T. Pierce Brown (deceased)
For almost fifty years, I have been trying to encourage personal evangelism and soul winning from the classroom and pulpit. I have conducted workshops on personal evangelism and teacher training. I have taught preacher-training classes. In all of these, I have tried to emphasize not only proper methods and actions, but especially proper attitudes.
I have taught teachers how to use the blackboard, audio visual aids and study materials. I have taught personal evangelists how to sit around the table in an open Bible study, or show a filmstrip. I have taught preacher students how to walk to the pulpit and breathe properly. I have taught proper methods of study and exegesis. Not only have I dealt with homiletics, hermeneutics and apologetics, I have emphasized the need for understanding general semantics, enunciation, pronunciation, gesticulation and grammar. Especially have I stressed the importance of properly relating the doctrine we teach with the practice we perform.
There is one aspect of the subject of sowing the seed that I have probably neglected as much or more than any other. That aspect is suggested in Psalm 126:5-6, which says, “They that sow in tears shall reap in joy. He that goeth forth and weepeth, bearing seed for sowing, shall doubtless come again with joy, bringing his sheaves with him.”
It is my judgment that much of our failure to produce the great harvest of souls that we should be producing is the failure to feel as deeply as we should the sorrow for and horror of sin and its consequences. Probably one reason we do not feel any more emotion about the sacrifice of Christ is that we do not care enough to cry about those for whom that sacrifice was made.
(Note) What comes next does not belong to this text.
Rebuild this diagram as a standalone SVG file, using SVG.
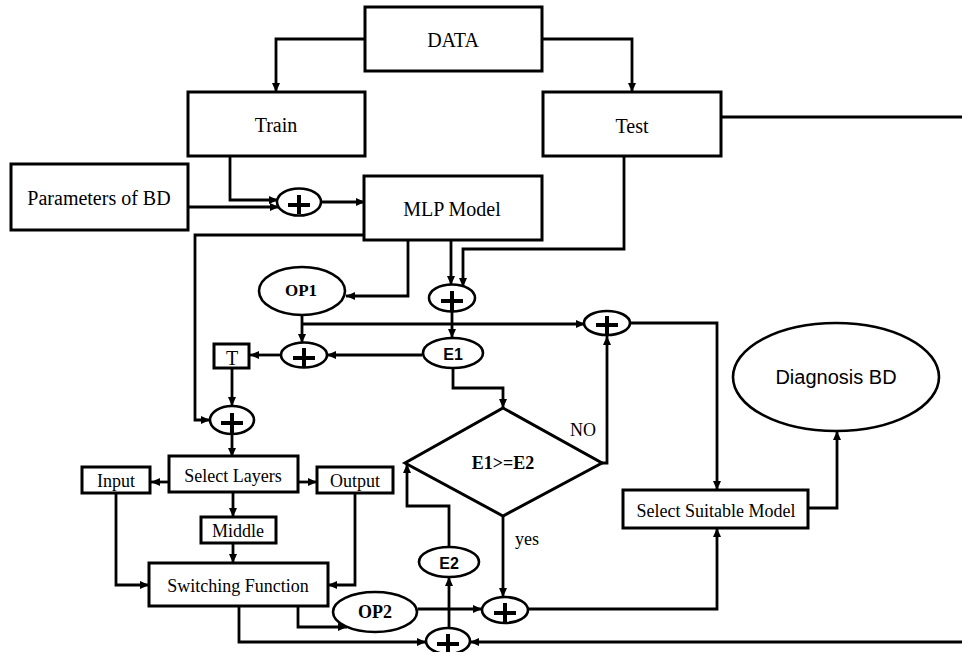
<svg xmlns="http://www.w3.org/2000/svg" width="962" height="652" viewBox="0 0 962 652">
<style>
.box{fill:#fff;stroke:#000;stroke-width:3}
.ell{fill:#fff;stroke:#000;stroke-width:2.6}
.plus{fill:none;stroke:#000;stroke-width:4}
.ser{font-family:"Liberation Serif","Times New Roman",serif;fill:#000;text-anchor:middle}
.sb{font-family:"Liberation Serif","Times New Roman",serif;font-weight:bold;fill:#000;text-anchor:middle}
.sans{font-family:"Liberation Sans",Arial,sans-serif;fill:#000;text-anchor:middle}
.ln{fill:none;stroke:#000;stroke-width:2.8}
.ar{marker-end:url(#ah)}
</style>
<defs>
<marker id="ah" markerUnits="userSpaceOnUse" markerWidth="10" markerHeight="10" refX="9" refY="4" orient="auto">
<path d="M0,0 L9,4 L0,8 Z" fill="#000"/>
</marker>
</defs>
<rect width="962" height="652" fill="#fff"/>
<g id="connectors">
<path class="ln ar" d="M365,39 H276 V92"/>
<path class="ln ar" d="M542,39 H632 V92"/>
<path class="ln" d="M721,117 H962"/>
<path class="ln ar" d="M230,156 V200 H278"/>
<path class="ln ar" d="M188,207 H279"/>
<path class="ln ar" d="M321,202 H365"/>
<path class="ln ar" d="M364,235 H195 V420 H210"/>
<path class="ln ar" d="M408,240 V296 H346"/>
<path class="ln ar" d="M451,240 V285"/>
<path class="ln ar" d="M624,156 V249 H463 V287"/>
<path class="ln ar" d="M452,312 V338"/>
<path class="ln ar" d="M302,315 V343"/>
<path class="ln ar" d="M302,324 H585"/>
<path class="ln ar" d="M422,355 H327"/>
<path class="ln ar" d="M281,355 H250"/>
<path class="ln ar" d="M232,368 V406"/>
<path class="ln ar" d="M232,434 V457"/>
<path class="ln ar" d="M169,482 H151"/>
<path class="ln ar" d="M298,482 H317"/>
<path class="ln ar" d="M233,492 V517"/>
<path class="ln ar" d="M233,543 V563"/>
<path class="ln ar" d="M116,493 V585 H149"/>
<path class="ln ar" d="M355,493 V585 H328"/>
<path class="ln ar" d="M298,606 V627 H347"/>
<path class="ln ar" d="M239,606 V642 H426"/>
<path class="ln ar" d="M962,642 H470"/>
<path class="ln ar" d="M449,628 V577"/>
<path class="ln ar" d="M449,547 V506 H407 V464"/>
<path class="ln ar" d="M453,368 V388 H503 V408"/>
<path class="ln ar" d="M602,463 H607 V336"/>
<path class="ln ar" d="M630,323 H717 V490"/>
<path class="ln ar" d="M808,508 H837 V431"/>
<path class="ln ar" d="M503,516 V597"/>
<path class="ln ar" d="M418,609 H482"/>
<path class="ln ar" d="M528,609 H717 V528"/>
</g>
<g id="data"><rect class="box" x="365" y="7" width="177" height="64"/><text class="ser" x="453" y="47" font-size="20">DATA</text></g>
<g id="train"><rect class="box" x="188" y="92" width="177" height="64"/><text class="ser" x="276" y="132" font-size="20">Train</text></g>
<g id="test"><rect class="box" x="543" y="92" width="178" height="64"/><text class="ser" x="632" y="133" font-size="20">Test</text></g>
<g id="params"><rect class="box" x="11" y="164" width="177" height="66"/><text class="ser" x="99" y="205" font-size="20">Parameters of BD</text></g>
<g id="mlp"><rect class="box" x="364" y="176" width="178" height="64"/><text class="ser" x="452" y="216" font-size="20">MLP Model</text></g>
<g id="plus1"><ellipse class="ell" cx="299" cy="202" rx="22" ry="13.5"/><path class="plus" d="M288,205 H310 M299,195 V214"/></g>
<g id="plus2"><ellipse class="ell" cx="452" cy="298" rx="23" ry="13.5"/><path class="plus" d="M441,301 H463 M452,291 V311"/></g>
<g id="op1"><ellipse class="ell" cx="302" cy="291" rx="43" ry="24"/><text class="sb" x="301" y="296" font-size="17">OP1</text></g>
<g id="plus5"><ellipse class="ell" cx="607" cy="323" rx="23" ry="12"/><path class="plus" d="M596,325 H618 M607,316 V335"/></g>
<g id="e1"><ellipse class="ell" cx="453" cy="353" rx="30" ry="15"/><text class="sans" x="453" y="360" font-size="16" font-weight="bold">E1</text></g>
<g id="plus4"><ellipse class="ell" cx="304" cy="355" rx="23" ry="12.5"/><path class="plus" d="M293,358 H315 M304,348 V367"/></g>
<g id="t"><rect class="box" x="214" y="344" width="35" height="24"/><text class="ser" x="232" y="365" font-size="20">T</text></g>
<g id="plus3"><ellipse class="ell" cx="232" cy="420" rx="22" ry="14"/><path class="plus" d="M221,423 H243 M232,413 V433"/></g>
<g id="diamond"><polygon class="box" points="503,408 602,463 503,516 405,463"/><text class="sb" x="503" y="469" font-size="18">E1&gt;=E2</text></g>
<text class="ser" x="583" y="436" font-size="18">NO</text>
<text class="ser" x="527" y="545" font-size="18">yes</text>
<g id="diagnosis"><ellipse class="ell" cx="836" cy="377" rx="103" ry="54"/><text class="sans" x="836" y="384" font-size="20">Diagnosis BD</text></g>
<g id="selectlayers"><rect class="box" x="169" y="456" width="129" height="36"/><text class="ser" x="233" y="482" font-size="18">Select Layers</text></g>
<g id="input"><rect class="box" x="82" y="467" width="68" height="26"/><text class="ser" x="116" y="487" font-size="18">Input</text></g>
<g id="output"><rect class="box" x="317" y="467" width="76" height="26"/><text class="ser" x="355" y="487" font-size="18">Output</text></g>
<g id="middle"><rect class="box" x="201" y="517" width="75" height="26"/><text class="ser" x="238" y="537" font-size="18">Middle</text></g>
<g id="switching"><rect class="box" x="149" y="563" width="179" height="43"/><text class="ser" x="238" y="592" font-size="18">Switching Function</text></g>
<g id="ssm"><rect class="box" x="623" y="490" width="185" height="38"/><text class="ser" x="716" y="517" font-size="18">Select Suitable Model</text></g>
<g id="e2"><ellipse class="ell" cx="449" cy="562" rx="30" ry="15"/><text class="sans" x="449" y="569" font-size="16" font-weight="bold">E2</text></g>
<g id="op2"><ellipse class="ell" cx="375" cy="612" rx="42" ry="20"/><text class="sb" x="375" y="618" font-size="18">OP2</text></g>
<g id="plus6"><ellipse class="ell" cx="505" cy="610" rx="23" ry="13"/><path class="plus" d="M494,613 H516 M505,603 V622"/></g>
<g id="plus7"><ellipse class="ell" cx="448" cy="641" rx="22" ry="13"/><path class="plus" d="M437,644 H459 M448,634 V653"/></g>
</svg>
It seems that many of us find it relatively easy to sound like Jesus did in Matthew 23:13 and other places when He said, “Woe unto you, scribes and Pharisees, hypocrites!” We do not find it as natural to feel as He did in Mark 19:41 when He wept over Jerusalem. Paul said in Acts 20:19 that he had served the Lord with many tears. Far too few of us have.
I still remember with some pain an event in Australia many years ago. In Perth, brother George Bailey had just preached a powerful sermon on “Hell And Who Is Going There.” I had been out knocking on doors all day and just got there in time to sit on the back seat by a small man who listened intently. When the service had ended, he turned to me and said in heated tones, “You don’t believe a word of it!” I was shocked and replied, “What do you mean? Why do you think I paid my own expenses, traveled more than 12,000 miles and am working over 12 hours a day trying to win souls if I do not think souls are lost and want them to be saved?” He replied, “If all these people believe it, why are they standing around after only 30 minutes of preaching, laughing and talking? If they really believed that there are lost people in there, they would still be preaching, or crying and praying!”
I felt a great need to get brother Bailey, or some other great preacher or personal evangelist who was there to explain things to him, for I could not explain as well as I would like. We probably are far more apt to spend 15 minutes trying to explain why we do not spend more time crying and praying about the lost than we are in crying and praying about them.
The tears of which I speak are not tears of disappointment because we are not properly appreciated for our great sacrifices and devotion. They are not tears of frustration because our pet project is not appreciated, applauded and supported as it should be. They are not tears of bereavement for the personal loss of some prized possession or a loved one.
The tears of which I speak, of which we are probably in short supply, are tears of sadness for our own insufficiency, lack of concern and lack of true Christlikeness. They are tears of compassion as we contemplate the lost condition of the majority of those about us and their consequent destiny.
I have heard church members moaning because the elders do not assign them some official task for which they can get recognition. I have heard some wail because the church does not promote some program to satisfy their desire for entertainment, fellowship or ease. However, I have not heard or seen many who go forth sowing the seed of the kingdom, weeping for the lost or weeping in intense awareness of the sacrifice Christ made for us.
A few years ago, a man left a congregation because of its lack of spirituality. He said he knew it was not spiritual because he never saw a tear fall or a chin quiver when the Lord’s Supper was taken. I asked him how he knew there were no tears or quivering chins if he was partaking properly. True spirituality is not proven by a tearful eye or a quivering chin. Yet, there is little doubt that many professed Christians never feel any more emotion at the contemplation of lost souls or a dying Savior than they would feel if their pet died.
I am not advocating that we cultivate the ability to cry on demand, nor that we equate outward expressions of emotion with true concern. However, I am suggesting that until and unless far more of us who preach, teach classes or do personal evangelism have the kind of feeling and action suggested by David in Psalm 126:5-6, we will not be able to come rejoicing, bringing in the sheaves. As important as techniques and methods are, none of them are as significant as the loving concern that can cause us to weep as we go forth sowing the seed.